▶ [WHAT IS NEEDED]:
Omit all pictures, then retype the data exactly as given.

▶ [MATERIAL PROVIDED]:
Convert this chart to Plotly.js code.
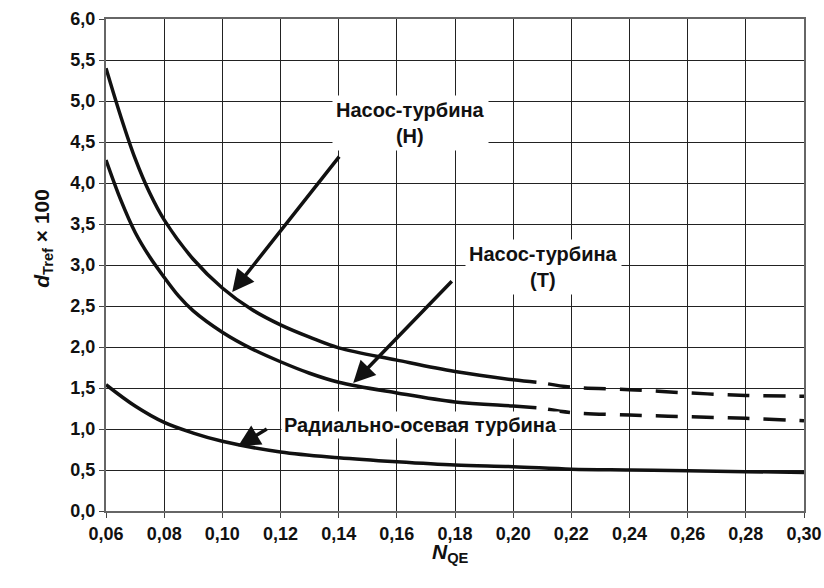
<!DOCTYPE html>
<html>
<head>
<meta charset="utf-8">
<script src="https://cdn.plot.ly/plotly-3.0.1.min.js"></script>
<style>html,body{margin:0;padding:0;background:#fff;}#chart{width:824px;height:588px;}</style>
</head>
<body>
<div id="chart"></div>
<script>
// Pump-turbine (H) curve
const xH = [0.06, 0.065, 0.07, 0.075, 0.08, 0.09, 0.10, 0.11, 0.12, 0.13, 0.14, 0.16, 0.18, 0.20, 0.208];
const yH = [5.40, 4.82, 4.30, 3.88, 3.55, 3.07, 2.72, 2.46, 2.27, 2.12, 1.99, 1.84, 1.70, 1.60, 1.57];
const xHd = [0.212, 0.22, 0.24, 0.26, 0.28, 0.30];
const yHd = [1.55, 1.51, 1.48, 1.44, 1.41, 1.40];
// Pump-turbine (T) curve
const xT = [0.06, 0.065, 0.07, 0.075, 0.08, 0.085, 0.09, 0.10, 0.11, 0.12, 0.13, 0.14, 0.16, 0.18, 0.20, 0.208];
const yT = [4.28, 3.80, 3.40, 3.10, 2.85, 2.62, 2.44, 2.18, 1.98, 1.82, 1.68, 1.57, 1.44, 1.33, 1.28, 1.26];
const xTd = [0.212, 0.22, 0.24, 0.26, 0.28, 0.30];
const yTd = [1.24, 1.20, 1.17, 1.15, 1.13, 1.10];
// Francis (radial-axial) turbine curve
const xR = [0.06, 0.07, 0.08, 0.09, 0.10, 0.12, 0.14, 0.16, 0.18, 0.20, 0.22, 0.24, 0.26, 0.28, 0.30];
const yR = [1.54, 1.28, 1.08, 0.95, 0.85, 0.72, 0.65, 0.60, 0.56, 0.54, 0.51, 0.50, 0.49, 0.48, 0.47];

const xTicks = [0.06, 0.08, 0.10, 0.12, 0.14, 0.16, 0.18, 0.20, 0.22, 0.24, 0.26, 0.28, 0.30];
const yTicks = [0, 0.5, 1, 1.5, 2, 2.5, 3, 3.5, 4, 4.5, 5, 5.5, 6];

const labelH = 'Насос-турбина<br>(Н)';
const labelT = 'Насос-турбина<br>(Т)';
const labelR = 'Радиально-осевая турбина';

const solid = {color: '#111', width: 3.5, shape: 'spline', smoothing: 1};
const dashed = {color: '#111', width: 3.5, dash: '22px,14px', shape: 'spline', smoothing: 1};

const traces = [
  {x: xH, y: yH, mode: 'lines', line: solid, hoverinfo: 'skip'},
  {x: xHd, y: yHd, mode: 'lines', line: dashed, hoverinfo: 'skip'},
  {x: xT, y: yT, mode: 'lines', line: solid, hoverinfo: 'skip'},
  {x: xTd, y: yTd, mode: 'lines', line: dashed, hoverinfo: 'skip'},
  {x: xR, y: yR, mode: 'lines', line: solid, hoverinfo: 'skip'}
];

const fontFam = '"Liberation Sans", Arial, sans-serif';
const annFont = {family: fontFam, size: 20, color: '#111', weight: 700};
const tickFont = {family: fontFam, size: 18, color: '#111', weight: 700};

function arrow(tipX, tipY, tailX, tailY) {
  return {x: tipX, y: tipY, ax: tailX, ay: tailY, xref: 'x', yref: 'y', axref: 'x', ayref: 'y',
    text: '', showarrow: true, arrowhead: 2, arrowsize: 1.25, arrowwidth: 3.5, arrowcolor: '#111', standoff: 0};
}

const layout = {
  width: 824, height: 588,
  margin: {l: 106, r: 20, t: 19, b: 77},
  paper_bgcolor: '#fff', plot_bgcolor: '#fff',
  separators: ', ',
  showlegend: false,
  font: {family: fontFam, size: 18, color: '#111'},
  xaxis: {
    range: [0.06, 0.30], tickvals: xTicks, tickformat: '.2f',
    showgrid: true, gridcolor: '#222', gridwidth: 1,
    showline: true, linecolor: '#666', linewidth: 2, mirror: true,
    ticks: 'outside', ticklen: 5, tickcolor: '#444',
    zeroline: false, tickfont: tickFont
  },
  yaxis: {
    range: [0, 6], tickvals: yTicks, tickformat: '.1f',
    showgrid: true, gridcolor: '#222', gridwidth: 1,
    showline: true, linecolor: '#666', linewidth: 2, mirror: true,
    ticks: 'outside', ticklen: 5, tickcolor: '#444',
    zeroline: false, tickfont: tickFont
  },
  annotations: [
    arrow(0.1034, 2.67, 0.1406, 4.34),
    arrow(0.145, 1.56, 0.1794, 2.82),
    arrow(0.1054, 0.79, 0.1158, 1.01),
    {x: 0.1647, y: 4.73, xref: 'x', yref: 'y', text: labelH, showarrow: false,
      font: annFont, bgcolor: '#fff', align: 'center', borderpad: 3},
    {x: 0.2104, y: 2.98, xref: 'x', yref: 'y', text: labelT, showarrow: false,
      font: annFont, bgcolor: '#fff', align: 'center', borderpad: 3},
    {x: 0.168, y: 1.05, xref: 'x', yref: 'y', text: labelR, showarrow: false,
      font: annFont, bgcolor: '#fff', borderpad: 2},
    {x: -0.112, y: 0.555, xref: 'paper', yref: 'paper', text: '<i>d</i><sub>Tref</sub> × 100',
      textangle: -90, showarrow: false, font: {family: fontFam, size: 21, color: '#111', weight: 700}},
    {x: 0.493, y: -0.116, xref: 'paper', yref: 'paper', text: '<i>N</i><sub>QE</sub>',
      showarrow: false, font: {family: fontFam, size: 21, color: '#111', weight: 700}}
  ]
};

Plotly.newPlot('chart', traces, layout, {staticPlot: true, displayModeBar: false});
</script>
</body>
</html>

▶ [FINISHED ANSWER]:
Convert this chart to Plotly.js code.
<!DOCTYPE html>
<html>
<head>
<meta charset="utf-8">
<script src="https://cdn.plot.ly/plotly-3.0.1.min.js"></script>
<style>html,body{margin:0;padding:0;background:#fff;}#chart{width:824px;height:588px;}</style>
</head>
<body>
<div id="chart"></div>
<script>
// Pump-turbine (H) curve
const xH = [0.06, 0.065, 0.07, 0.075, 0.08, 0.09, 0.10, 0.11, 0.12, 0.13, 0.14, 0.16, 0.18, 0.20, 0.208];
const yH = [5.40, 4.82, 4.30, 3.88, 3.55, 3.07, 2.72, 2.46, 2.27, 2.12, 1.99, 1.84, 1.70, 1.60, 1.57];
const xHd = [0.212, 0.22, 0.24, 0.26, 0.28, 0.30];
const yHd = [1.55, 1.51, 1.48, 1.44, 1.41, 1.40];
// Pump-turbine (T) curve
const xT = [0.06, 0.065, 0.07, 0.075, 0.08, 0.085, 0.09, 0.10, 0.11, 0.12, 0.13, 0.14, 0.16, 0.18, 0.20, 0.208];
const yT = [4.28, 3.80, 3.40, 3.10, 2.85, 2.62, 2.44, 2.18, 1.98, 1.82, 1.68, 1.57, 1.44, 1.33, 1.28, 1.26];
const xTd = [0.212, 0.22, 0.24, 0.26, 0.28, 0.30];
const yTd = [1.24, 1.20, 1.17, 1.15, 1.13, 1.10];
// Francis (radial-axial) turbine curve
const xR = [0.06, 0.07, 0.08, 0.09, 0.10, 0.12, 0.14, 0.16, 0.18, 0.20, 0.22, 0.24, 0.26, 0.28, 0.30];
const yR = [1.54, 1.28, 1.08, 0.95, 0.85, 0.72, 0.65, 0.60, 0.56, 0.54, 0.51, 0.50, 0.49, 0.48, 0.47];

const xTicks = [0.06, 0.08, 0.10, 0.12, 0.14, 0.16, 0.18, 0.20, 0.22, 0.24, 0.26, 0.28, 0.30];
const yTicks = [0, 0.5, 1, 1.5, 2, 2.5, 3, 3.5, 4, 4.5, 5, 5.5, 6];

const labelH = 'Насос-турбина<br>(Н)';
const labelT = 'Насос-турбина<br>(Т)';
const labelR = 'Радиально-осевая турбина';

const solid = {color: '#111', width: 3.5, shape: 'spline', smoothing: 1};
const dashed = {color: '#111', width: 3.5, dash: '22px,14px', shape: 'spline', smoothing: 1};

const traces = [
  {x: xH, y: yH, mode: 'lines', line: solid, hoverinfo: 'skip'},
  {x: xHd, y: yHd, mode: 'lines', line: dashed, hoverinfo: 'skip'},
  {x: xT, y: yT, mode: 'lines', line: solid, hoverinfo: 'skip'},
  {x: xTd, y: yTd, mode: 'lines', line: dashed, hoverinfo: 'skip'},
  {x: xR, y: yR, mode: 'lines', line: solid, hoverinfo: 'skip'}
];

const fontFam = '"Liberation Sans", Arial, sans-serif';
const annFont = {family: fontFam, size: 20, color: '#111', weight: 700};
const tickFont = {family: fontFam, size: 18, color: '#111', weight: 700};

function arrow(tipX, tipY, tailX, tailY) {
  return {x: tipX, y: tipY, ax: tailX, ay: tailY, xref: 'x', yref: 'y', axref: 'x', ayref: 'y',
    text: '', showarrow: true, arrowhead: 2, arrowsize: 1.25, arrowwidth: 3.5, arrowcolor: '#111', standoff: 0};
}

const layout = {
  width: 824, height: 588,
  margin: {l: 106, r: 20, t: 19, b: 77},
  paper_bgcolor: '#fff', plot_bgcolor: '#fff',
  separators: ', ',
  showlegend: false,
  font: {family: fontFam, size: 18, color: '#111'},
  xaxis: {
    range: [0.06, 0.30], tickvals: xTicks, tickformat: '.2f',
    showgrid: true, gridcolor: '#222', gridwidth: 1,
    showline: true, linecolor: '#666', linewidth: 2, mirror: true,
    ticks: 'outside', ticklen: 5, tickcolor: '#444',
    zeroline: false, tickfont: tickFont
  },
  yaxis: {
    range: [0, 6], tickvals: yTicks, tickformat: '.1f',
    showgrid: true, gridcolor: '#222', gridwidth: 1,
    showline: true, linecolor: '#666', linewidth: 2, mirror: true,
    ticks: 'outside', ticklen: 5, tickcolor: '#444',
    zeroline: false, tickfont: tickFont
  },
  annotations: [
    arrow(0.1034, 2.67, 0.1406, 4.34),
    arrow(0.145, 1.56, 0.1794, 2.82),
    arrow(0.1054, 0.79, 0.1158, 1.01),
    {x: 0.1647, y: 4.73, xref: 'x', yref: 'y', text: labelH, showarrow: false,
      font: annFont, bgcolor: '#fff', align: 'center', borderpad: 3},
    {x: 0.2104, y: 2.98, xref: 'x', yref: 'y', text: labelT, showarrow: false,
      font: annFont, bgcolor: '#fff', align: 'center', borderpad: 3},
    {x: 0.168, y: 1.05, xref: 'x', yref: 'y', text: labelR, showarrow: false,
      font: annFont, bgcolor: '#fff', borderpad: 2},
    {x: -0.112, y: 0.555, xref: 'paper', yref: 'paper', text: '<i>d</i><sub>Tref</sub> × 100',
      textangle: -90, showarrow: false, font: {family: fontFam, size: 21, color: '#111', weight: 700}},
    {x: 0.493, y: -0.116, xref: 'paper', yref: 'paper', text: '<i>N</i><sub>QE</sub>',
      showarrow: false, font: {family: fontFam, size: 21, color: '#111', weight: 700}}
  ]
};

Plotly.newPlot('chart', traces, layout, {staticPlot: true, displayModeBar: false});
</script>
</body>
</html>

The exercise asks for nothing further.